Joint managing director and co-founder of award-winning design and workplace consultancy, Office Principles, Cyril Parsons looks at how today’s offices have to work that much harder to draw their end-users in…
The office as a work location has changed significantly in the last fifteen years or so. We’ve entered an age where many office workers don’t need to be present in order to fulfil their duties. In fact, a growing number of employees don’t need to go into the office at all – as long as we have access to wi-fi and a laptop, we’re good to go.
To maintain its existence as a primary hub, the office must, therefore, deliver an experience that is preferable to us basing ourselves at home or at a third location. In short, it has to work very hard to engage us, enticing us into the workspace and giving us good reason to be present; providing an ‘experience’ that can’t be got from any other location.
We have moved on from measuring the value of office space against total occupancy costs, and the utilisation of spaces, and are now considering employee fulfilment and happiness levels, along with health and wellbeing, as the measure of what makes for the best office environment.
The big corporates have adopted this ideology for some time, evidenced in their desire to create space that caters for every want and whim. These spaces often include super comfortable receptions, canteens resembling hipster cafes, gyms and workout rooms, quiet zones, rooms for prayer and reflection, roof gardens, fun areas, with table tennis and other games, and an assortment of bars and coffee points. Some large office hubs also have hairdressers, laundry facilities and retail outlets on site.
This people-centric concept provides for all anticipated needs while rethinking the environment to tempt workers to be a part of it and to want to stay and be present in the space.
People like to be around people. It’s a basic need that can be nurtured by creating dynamic collective areas to encourage people to linger; generating situations and opportunities where workers will naturally come together to interact and share ideas.
Clever space planning is necessary to set this harmonious, social scene. The fundamental aim should be to create a unique, shared environment that enables people to belong – and encourages them to want to belong.
Following the brand
To fully deliver on the experience and harness a sense of belonging, aspects of the office design must be in keeping with the company’s brand. Given that, you have to have a set of core values that you are confident in; an ethos to build the whole experience around.
Big brands have been in on the idea of creating an experience for some time.
Airbnb is the perfect case in point. It’s mission is to create a world where you can belong anywhere – and that’s true of the office, as much as it’s true of any of the homes on its site.
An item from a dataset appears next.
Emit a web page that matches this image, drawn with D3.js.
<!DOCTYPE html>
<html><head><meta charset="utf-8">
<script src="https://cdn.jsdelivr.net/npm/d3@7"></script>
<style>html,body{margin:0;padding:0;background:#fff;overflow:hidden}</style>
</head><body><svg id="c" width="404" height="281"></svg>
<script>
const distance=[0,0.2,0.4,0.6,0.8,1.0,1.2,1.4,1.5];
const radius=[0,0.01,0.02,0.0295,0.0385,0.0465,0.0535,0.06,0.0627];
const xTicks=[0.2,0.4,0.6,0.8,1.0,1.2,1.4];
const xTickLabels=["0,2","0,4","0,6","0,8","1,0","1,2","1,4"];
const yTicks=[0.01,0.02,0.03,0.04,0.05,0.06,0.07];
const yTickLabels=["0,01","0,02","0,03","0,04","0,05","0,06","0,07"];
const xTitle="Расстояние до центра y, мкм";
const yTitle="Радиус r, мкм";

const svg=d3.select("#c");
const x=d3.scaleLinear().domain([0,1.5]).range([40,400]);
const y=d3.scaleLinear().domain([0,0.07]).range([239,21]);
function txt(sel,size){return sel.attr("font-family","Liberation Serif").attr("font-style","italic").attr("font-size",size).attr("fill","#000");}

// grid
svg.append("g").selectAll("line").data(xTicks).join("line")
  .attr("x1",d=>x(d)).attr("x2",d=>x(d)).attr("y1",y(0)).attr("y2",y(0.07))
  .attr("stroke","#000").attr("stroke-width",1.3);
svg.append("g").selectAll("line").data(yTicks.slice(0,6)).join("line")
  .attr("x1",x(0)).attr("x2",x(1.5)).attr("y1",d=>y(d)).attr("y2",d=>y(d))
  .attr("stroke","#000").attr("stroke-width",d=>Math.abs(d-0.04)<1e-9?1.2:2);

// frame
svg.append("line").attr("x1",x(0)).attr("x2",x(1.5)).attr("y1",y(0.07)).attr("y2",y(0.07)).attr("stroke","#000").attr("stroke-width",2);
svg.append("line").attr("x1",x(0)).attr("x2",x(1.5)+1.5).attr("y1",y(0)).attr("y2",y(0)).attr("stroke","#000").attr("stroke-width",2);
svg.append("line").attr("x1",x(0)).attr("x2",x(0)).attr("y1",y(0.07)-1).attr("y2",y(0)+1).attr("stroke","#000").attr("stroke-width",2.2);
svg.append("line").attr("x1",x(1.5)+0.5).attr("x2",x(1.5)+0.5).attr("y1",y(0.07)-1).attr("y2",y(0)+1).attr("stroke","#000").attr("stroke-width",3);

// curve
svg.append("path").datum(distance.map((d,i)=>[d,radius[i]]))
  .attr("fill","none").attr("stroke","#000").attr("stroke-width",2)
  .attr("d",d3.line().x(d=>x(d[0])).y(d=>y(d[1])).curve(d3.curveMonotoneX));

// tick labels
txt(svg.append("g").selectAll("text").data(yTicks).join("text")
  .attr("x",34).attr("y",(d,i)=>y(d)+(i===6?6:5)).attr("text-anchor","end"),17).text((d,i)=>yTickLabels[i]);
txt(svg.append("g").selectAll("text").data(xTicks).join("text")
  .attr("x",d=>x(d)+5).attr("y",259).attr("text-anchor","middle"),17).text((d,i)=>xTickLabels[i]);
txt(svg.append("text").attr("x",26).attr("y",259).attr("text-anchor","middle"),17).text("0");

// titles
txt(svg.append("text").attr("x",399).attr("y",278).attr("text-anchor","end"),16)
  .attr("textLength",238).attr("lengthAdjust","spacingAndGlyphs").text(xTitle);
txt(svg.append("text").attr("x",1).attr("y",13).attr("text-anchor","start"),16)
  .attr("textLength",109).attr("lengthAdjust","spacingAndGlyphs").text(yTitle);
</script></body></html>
For example, Airbnb’s San Francisco office contains a selection of vibrant rooms that have been carefully built to reflect some of the stand out homes from around the world that the site has featured. As a consequence, when employees enter the offices, they’re immediately immersed in the Airbnb identity.
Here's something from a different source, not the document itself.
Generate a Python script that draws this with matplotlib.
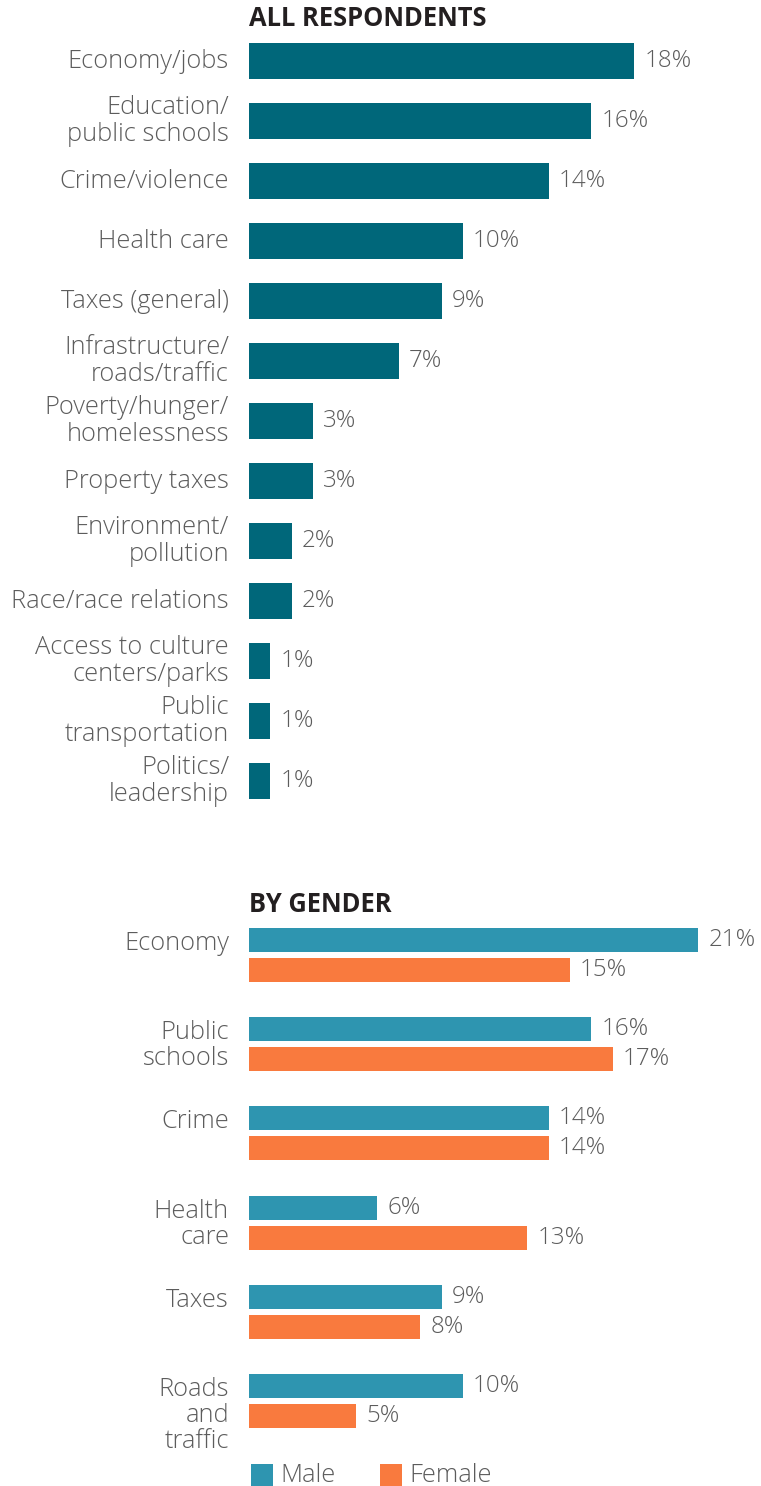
import matplotlib.pyplot as plt
from matplotlib import font_manager as fm
from matplotlib.patches import Rectangle

# Survey data: most important issue
all_categories = ["Economy/jobs", "Education/\npublic schools", "Crime/violence", "Health care",
                  "Taxes (general)", "Infrastructure/\nroads/traffic", "Poverty/hunger/\nhomelessness",
                  "Property taxes", "Environment/\npollution", "Race/race relations",
                  "Access to culture\ncenters/parks", "Public\ntransportation", "Politics/\nleadership"]
all_values = [18, 16, 14, 10, 9, 7, 3, 3, 2, 2, 1, 1, 1]

gender_categories = ["Economy", "Public\nschools", "Crime", "Health\ncare", "Taxes", "Roads\nand\ntraffic"]
male_values = [21, 16, 14, 6, 9, 10]
female_values = [15, 17, 14, 13, 8, 5]
legend_labels = ["Male", "Female"]

TEAL = "#00677a"
MALE = "#2e95b0"
FEMALE = "#f97a3e"
LABEL = "#5c5c5c"
TITLE = "#231f20"


def _is_light(w):
    return w in (300, "light", "300")


# pick a light sans face if one is installed, otherwise regular Lato
fonts = fm.fontManager.ttflist
FONT, WEIGHT = "Lato", "normal"
for cand in ["Open Sans", "Roboto", "Lato", "Noto Sans", "Inter"]:
    if any(f.name == cand and _is_light(f.weight) for f in fonts):
        FONT, WEIGHT = cand, 300
        break
plt.rcParams["font.family"] = [FONT, "DejaVu Sans"]

W, H = 761, 1486
fig = plt.figure(figsize=(W / 100, H / 100), dpi=100)
renderer = fig.canvas.get_renderer()


def size_for_width(s, target_px, weight):
    t = fig.text(0, 0, s, fontsize=10, fontweight=weight)
    w = t.get_window_extent(renderer).width
    t.remove()
    return 10 * target_px / w


LABEL_SIZE = size_for_width("Economy/jobs", 160, WEIGHT)
VALUE_SIZE = LABEL_SIZE * 0.95
TITLE_SIZE = size_for_width("ALL RESPONDENTS", 238, "bold")
LS = 1.06

PX_PER_UNIT = 21.4
LEFT = 249
xmax = (W - LEFT) / PX_PER_UNIT


def add_axes_px(top, bottom):
    return fig.add_axes([LEFT / W, 1 - bottom / H, (W - LEFT) / W, (bottom - top) / H])


def clean(ax):
    for s in ax.spines.values():
        s.set_visible(False)
    ax.set_xticks([])
    ax.set_yticks([])
    ax.set_xlim(0, xmax)


# Top panel: all respondents
n = len(all_values)
ax1 = add_axes_px(31, 31 + 60 * n)
clean(ax1)
ax1.set_ylim(n - 0.5, -0.5)
ypos = list(range(n))
ax1.barh(ypos, all_values, height=0.6, color=TEAL)
for y, v, c in zip(ypos, all_values, all_categories):
    ax1.text(v + 10 / PX_PER_UNIT, y, f"{v}%", va="center", ha="left",
             fontsize=VALUE_SIZE, color=LABEL, fontweight=WEIGHT)
    ax1.text(-20 / PX_PER_UNIT, y, c, va="center", ha="right", fontsize=LABEL_SIZE,
             color=LABEL, fontweight=WEIGHT, linespacing=LS, clip_on=False)
fig.text(LEFT / W, 1 - 18 / H, "ALL RESPONDENTS", ha="left", va="center",
         fontsize=TITLE_SIZE, fontweight="bold", color=TITLE)

# Bottom panel: by gender
m = len(male_values)
pitch = 89.2
top2 = 955 - pitch / 2
ax2 = add_axes_px(top2, top2 + pitch * m)
clean(ax2)
ax2.set_ylim(m - 0.5, -0.5)
off = 15 / pitch
bh = 24 / pitch
gpos = list(range(m))
ax2.barh([g - off for g in gpos], male_values, height=bh, color=MALE)
ax2.barh([g + off for g in gpos], female_values, height=bh, color=FEMALE)
for g, mv, fv, c in zip(gpos, male_values, female_values, gender_categories):
    ax2.text(mv + 10 / PX_PER_UNIT, g - off, f"{mv}%", va="center", ha="left",
             fontsize=VALUE_SIZE, color=LABEL, fontweight=WEIGHT)
    ax2.text(fv + 10 / PX_PER_UNIT, g + off, f"{fv}%", va="center", ha="left",
             fontsize=VALUE_SIZE, color=LABEL, fontweight=WEIGHT)
    ax2.text(-20 / PX_PER_UNIT, g - off - bh / 2 + 3 / pitch, c, va="top", ha="right",
             fontsize=LABEL_SIZE, color=LABEL, fontweight=WEIGHT, linespacing=LS,
             clip_on=False)
fig.text(LEFT / W, 1 - 904 / H, "BY GENDER", ha="left", va="center",
         fontsize=TITLE_SIZE, fontweight="bold", color=TITLE)

# Legend
for x0, col, lab in zip([251, 380], [MALE, FEMALE], legend_labels):
    fig.add_artist(Rectangle((x0 / W, 0), 22 / W, 22 / H, transform=fig.transFigure,
                             facecolor=col, edgecolor="none"))
    fig.text((x0 + 29) / W, 11 / H, lab, ha="left", va="center", fontsize=LABEL_SIZE,
             color=LABEL, fontweight=WEIGHT)

fig.savefig("out.png", dpi=100)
Other instantly identifiable brands have always been about the experience. From Disney and Coca Cola to Cadburys, context has always been recognized by these names and is consistently apparent. However, in the office environment, the consideration of experience extends beyond the customer and the paying guest and is all about the employee.
A softer side
The importance of the concept of office experience is underscored by the prediction that the offices of the future will likely be populated by people who demonstrate a softer skillset – those who excel at man management, communication and social skills – along with candidates who have very specific areas of expertise.
We are, arguably, then designing offices for a type; the groups most likely to appreciate and to savor the communal experience of their surrounds.
Certainly, the freestyle approach which is on trend now, where employees move from space to space, indulging in activity-based working and landing where the mood takes them, has already been proven to spur better connectivity and collaboration, improving the social aspect of the environment – which is, in itself, a great experience enhancer.
If we fully give ourselves over to becoming a people-led workforce, operating from offices fueled, primarily, by the quality of experience offered to employees, we have to make sure this squares with what best serves our commercial interest.
The challenge is to marry the corporate requirement with the employee requirement.
Individuals want flexibility, inspiration and the opportunity to be creative; they want the space to be autonomous and to come together as a team. Corporates want increased productivity and an environment that will reflect well on the brand and positively influence recruitment activity.
All of these elements have to be addressed.
The desired outcome is that, by creating the experience and meeting the individual need, the corporate expectation should automatically be surpassed.